Why Iterators and Generators Are Needed?¶
When processing data in Python, you often encounter issues: if the data volume is large (e.g., multi-GB files, massive log records) or the data is “infinite” (e.g., continuously received sensor data), loading all data into memory directly can cause crashes or extremely slow performance. This is where iterators and generators shine—they generate data “on demand” instead of loading everything into memory at once, saving memory and improving efficiency.
I. Iterators: Objects That “Yield” Data One by One¶
What is an Iterator?
An iterator is a “data access interface” that allows you to retrieve elements from a data collection one at a time, with only forward iteration (no backward movement). It must implement two core methods:
- __iter__(): Returns the iterator object itself (enables for-loop recognition as iterable).
- __next__(): Returns the next element; raises StopIteration if no more elements exist.
How to Create and Use Iterators?
In Python, almost all iterable objects (e.g., lists, tuples, strings, dictionaries) can be converted to iterators using the iter() function. Example:
# Define a list
my_list = [1, 2, 3, 4]
# Convert list to iterator
my_iter = iter(my_list)
# Retrieve elements one by one
print(next(my_iter)) # Output: 1
print(next(my_iter)) # Output: 2
print(next(my_iter)) # Output: 3
print(next(my_iter)) # Output: 4
print(next(my_iter)) # Error: StopIteration (all elements exhausted)
Key Points:
- Iterators only move forward and cannot be re-iterated.
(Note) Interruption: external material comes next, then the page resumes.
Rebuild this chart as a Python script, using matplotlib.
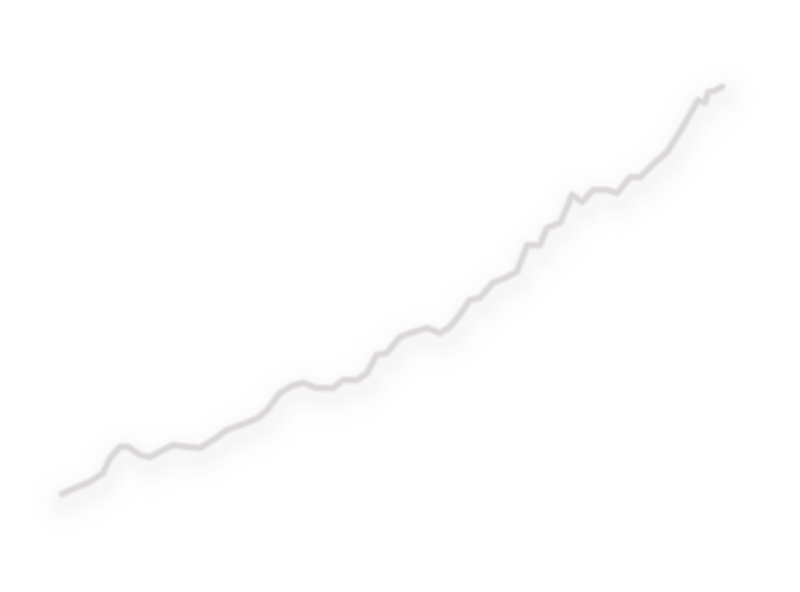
import numpy as np
import matplotlib
matplotlib.use("Agg")
import matplotlib.pyplot as plt
import matplotlib.transforms as mtransforms

# series (t = time index, value = level)
t = [0.0, 2.0, 4.2, 6.2, 7.3, 8.8, 10.0, 11.8, 13.3, 14.4, 15.6, 16.8, 18.9,
     20.9, 22.9, 25.0, 28.0, 29.7, 31.1, 33.0, 34.8, 36.5, 38.6, 41.1, 42.6,
     44.7, 46.2, 47.7, 49.2, 51.2, 52.7, 55.3, 57.3, 58.8, 60.3, 61.8, 63.3,
     65.3, 67.1, 68.9, 70.5, 72.4, 73.5, 75.5, 77.3, 78.8, 80.5, 82.6, 84.1,
     86.1, 87.6, 89.8, 91.7, 94.1, 96.4, 97.4, 97.9, 98.9, 100.0]
value = [10.0, 11.5, 13.0, 15.2, 19.0, 21.8, 21.8, 19.8, 19.2, 20.2, 21.2,
         22.2, 21.8, 21.5, 23.5, 26.0, 27.8, 29.0, 31.0, 35.2, 37.0, 37.8,
         36.5, 36.5, 38.5, 38.5, 40.2, 44.8, 45.2, 49.2, 50.2, 51.5, 50.2,
         51.8, 54.8, 58.5, 59.0, 62.8, 64.0, 65.5, 72.2, 72.2, 76.5, 77.8,
         84.8, 83.0, 86.0, 86.0, 85.2, 89.2, 89.2, 92.8, 95.5, 101.8, 108.5,
         107.8, 110.5, 110.8, 111.8]

LINE_COLOR = "#dbd7db"
SHADOW_COLOR = "#bcb8c0"

fig = plt.figure(figsize=(8, 5.92), dpi=100)
ax = fig.add_axes([0, 0, 1, 1])
ax.set_xlim(-9.39, 111.82)
ax.set_ylim(-14.5, 133.5)
ax.axis("off")

# soft drop shadow below the line
for lw, a in [(48, 0.01), (36, 0.013), (26, 0.017), (18, 0.022), (11, 0.026)]:
    tr = mtransforms.offset_copy(ax.transData, fig=fig, x=2, y=-9, units="dots")
    ax.plot(t, value, color=SHADOW_COLOR, lw=lw, alpha=a, transform=tr,
            solid_capstyle="round", solid_joinstyle="round")

# blurred main line
for lw, a in [(7, 0.2), (5, 0.45)]:
    ax.plot(t, value, color=LINE_COLOR, lw=lw, alpha=a,
            solid_capstyle="round", solid_joinstyle="round")
ax.plot(t, value, color=LINE_COLOR, lw=3.0,
        solid_capstyle="round", solid_joinstyle="round")

fig.savefig("out.png", dpi=100, facecolor="white")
After exhaustion, calling next() directly raises an error.
- Common iterables (lists, tuples, etc.) are not iterators themselves but can be converted via iter().
II. Generators: Simpler Iterators with yield¶
Generators are special iterators with a more concise syntax and higher memory efficiency. They are created in two ways: generator functions (using yield) or generator expressions (similar to list comprehensions but with parentheses).
1. Generator Functions: Pausing and Resuming with yield¶
Generator functions resemble ordinary functions but use yield instead of return. When yield is encountered, the function pauses execution and returns a value; subsequent calls resume from the line after yield.
Example 1: Generator Function for Fibonacci Sequence
The Fibonacci sequence (0, 1, 1, 2, 3, 5…) is infinite. A generator avoids infinite memory usage by producing values “on demand”:
def fibonacci(n):
a, b = 0, 1
for _ in range(n):
yield a # Pause and return current Fibonacci number
a, b = b, a + b
# Use the generator
fib = fibonacci(5) # Generate first 5 Fibonacci numbers
for num in fib:
print(num) # Output: 0, 1, 1, 2, 3
Example 2: Generator Function for Large File Processing
To read a 10GB log file without crashing, a generator reads lines one by one:
def read_large_file(file_path):
with open(file_path, 'r') as f:
for line in f: # File object is iterable, reads line-by-line
yield line.strip() # Return one line at a time
# Process file lines without loading the entire file into memory
for line in read_large_file('big_log.txt'):
process(line) # Handle each line of data
2. Generator Expressions: One-Liner for Simple Generators¶
Generator expressions have a syntax similar to list comprehensions but use parentheses () and do not generate all elements at once—they produce values one at a time.
Example 1: Squares of 1-10 (Generator Expression)
squares = (x**2 for x in range(10)) # Generator expression
print(squares) # Output: <generator object <genexpr> at 0x...>
for num in squares:
print(num) # Output: 0, 1, 4, 9, 16, 25, 36, 49, 64, 81
Comparison with List Comprehensions:
- List comprehension [x**2 for x in range(10)] creates a list with all 10 squares at once (high memory usage).
- Generator expression (x**2 for x in range(10)) generates one value per iteration (memory-efficient).
III. Iterators vs Generators: Core Differences¶
| Feature | Iterators | Generators |
|---|---|---|
| Definition | Manual __iter__ + __next__ |
Generator functions (yield) or expressions |
| Memory Efficiency | High (manual implementation) | Extremely high (no all-at-once storage) |
| Use Cases | Complex iteration logic (custom sequences) | Simple “one-by-one” generation (e.g., big data streams) |
IV. Practical Application Scenarios¶
- Large Data Streams: Reading big files, processing database results (avoids full loading).
- Infinite Sequences: Fibonacci numbers, random number generators (cannot be stored in a list).
- Memory Savings: Generating squares for 1 million numbers uses far less memory than a list.
V. Summary¶
Iterators and generators are “lightweight” tools for efficient data processing in Python, with core advantages of memory efficiency and on-demand generation. They enable writing concise, high-performance code—especially critical for large datasets or infinite sequences. Generators, as special iterators, simplify syntax (via yield or expressions), making them ideal for beginners.
From “element-by-element access” to “on-demand data generation,” iterators and generators elevate Python’s data-handling capabilities, becoming essential skills for every Python developer.